> _Provided information_:
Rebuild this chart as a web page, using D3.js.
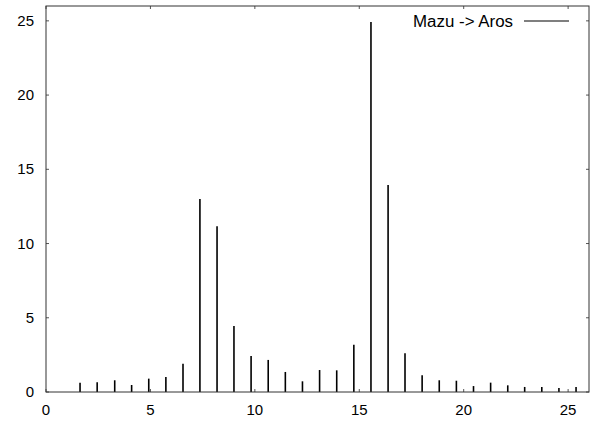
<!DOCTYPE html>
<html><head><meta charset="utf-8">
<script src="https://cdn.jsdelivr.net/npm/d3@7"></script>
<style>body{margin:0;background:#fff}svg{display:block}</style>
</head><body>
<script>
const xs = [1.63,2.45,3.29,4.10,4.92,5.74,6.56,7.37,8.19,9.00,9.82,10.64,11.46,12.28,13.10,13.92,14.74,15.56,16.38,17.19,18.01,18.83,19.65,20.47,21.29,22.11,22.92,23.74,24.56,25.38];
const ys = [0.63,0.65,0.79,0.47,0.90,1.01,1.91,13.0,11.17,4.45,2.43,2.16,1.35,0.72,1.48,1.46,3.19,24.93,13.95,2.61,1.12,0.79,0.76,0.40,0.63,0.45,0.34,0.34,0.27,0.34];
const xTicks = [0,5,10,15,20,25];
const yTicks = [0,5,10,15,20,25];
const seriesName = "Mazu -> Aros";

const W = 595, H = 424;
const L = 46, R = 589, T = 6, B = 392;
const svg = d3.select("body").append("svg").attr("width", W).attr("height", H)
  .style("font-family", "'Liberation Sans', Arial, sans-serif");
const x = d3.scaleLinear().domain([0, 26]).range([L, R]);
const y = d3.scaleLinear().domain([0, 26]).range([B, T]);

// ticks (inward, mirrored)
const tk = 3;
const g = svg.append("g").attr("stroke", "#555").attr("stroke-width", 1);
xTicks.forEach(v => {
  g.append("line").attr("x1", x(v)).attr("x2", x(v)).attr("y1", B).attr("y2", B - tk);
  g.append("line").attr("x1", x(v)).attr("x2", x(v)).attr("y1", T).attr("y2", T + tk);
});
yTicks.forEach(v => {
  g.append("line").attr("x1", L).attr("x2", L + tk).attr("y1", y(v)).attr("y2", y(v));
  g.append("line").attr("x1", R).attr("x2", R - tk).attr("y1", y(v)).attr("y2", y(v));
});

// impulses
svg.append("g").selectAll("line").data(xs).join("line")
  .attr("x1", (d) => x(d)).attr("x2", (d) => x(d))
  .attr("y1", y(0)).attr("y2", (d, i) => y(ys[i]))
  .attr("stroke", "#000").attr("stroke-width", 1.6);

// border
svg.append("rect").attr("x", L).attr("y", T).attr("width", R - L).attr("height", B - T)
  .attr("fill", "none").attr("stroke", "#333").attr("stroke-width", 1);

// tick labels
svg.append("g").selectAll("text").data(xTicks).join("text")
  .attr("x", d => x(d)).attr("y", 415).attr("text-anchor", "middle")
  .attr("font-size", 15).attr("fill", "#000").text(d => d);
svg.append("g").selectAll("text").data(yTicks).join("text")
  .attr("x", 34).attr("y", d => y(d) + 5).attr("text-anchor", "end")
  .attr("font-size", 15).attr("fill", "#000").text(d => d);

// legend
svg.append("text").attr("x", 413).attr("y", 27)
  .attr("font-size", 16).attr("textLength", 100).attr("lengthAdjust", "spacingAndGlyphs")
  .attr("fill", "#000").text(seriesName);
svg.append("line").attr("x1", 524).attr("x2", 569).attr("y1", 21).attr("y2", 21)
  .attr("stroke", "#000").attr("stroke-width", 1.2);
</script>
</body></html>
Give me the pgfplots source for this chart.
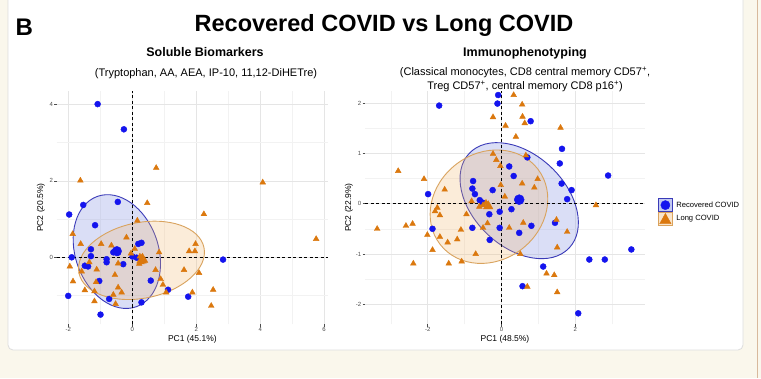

> _Aim of the task_: Reproduce the records word for word, please, from their first line up to and including the line that contains "const y = d3.scaleLinear().domain([0, 26]).range([B, T]);", but no pictures.

> _Completed task_:
Rebuild this chart as a web page, using D3.js.
<!DOCTYPE html>
<html><head><meta charset="utf-8">
<script src="https://cdn.jsdelivr.net/npm/d3@7"></script>
<style>body{margin:0;background:#fff}svg{display:block}</style>
</head><body>
<script>
const xs = [1.63,2.45,3.29,4.10,4.92,5.74,6.56,7.37,8.19,9.00,9.82,10.64,11.46,12.28,13.10,13.92,14.74,15.56,16.38,17.19,18.01,18.83,19.65,20.47,21.29,22.11,22.92,23.74,24.56,25.38];
const ys = [0.63,0.65,0.79,0.47,0.90,1.01,1.91,13.0,11.17,4.45,2.43,2.16,1.35,0.72,1.48,1.46,3.19,24.93,13.95,2.61,1.12,0.79,0.76,0.40,0.63,0.45,0.34,0.34,0.27,0.34];
const xTicks = [0,5,10,15,20,25];
const yTicks = [0,5,10,15,20,25];
const seriesName = "Mazu -> Aros";

const W = 595, H = 424;
const L = 46, R = 589, T = 6, B = 392;
const svg = d3.select("body").append("svg").attr("width", W).attr("height", H)
  .style("font-family", "'Liberation Sans', Arial, sans-serif");
const x = d3.scaleLinear().domain([0, 26]).range([L, R]);
const y = d3.scaleLinear().domain([0, 26]).range([B, T]);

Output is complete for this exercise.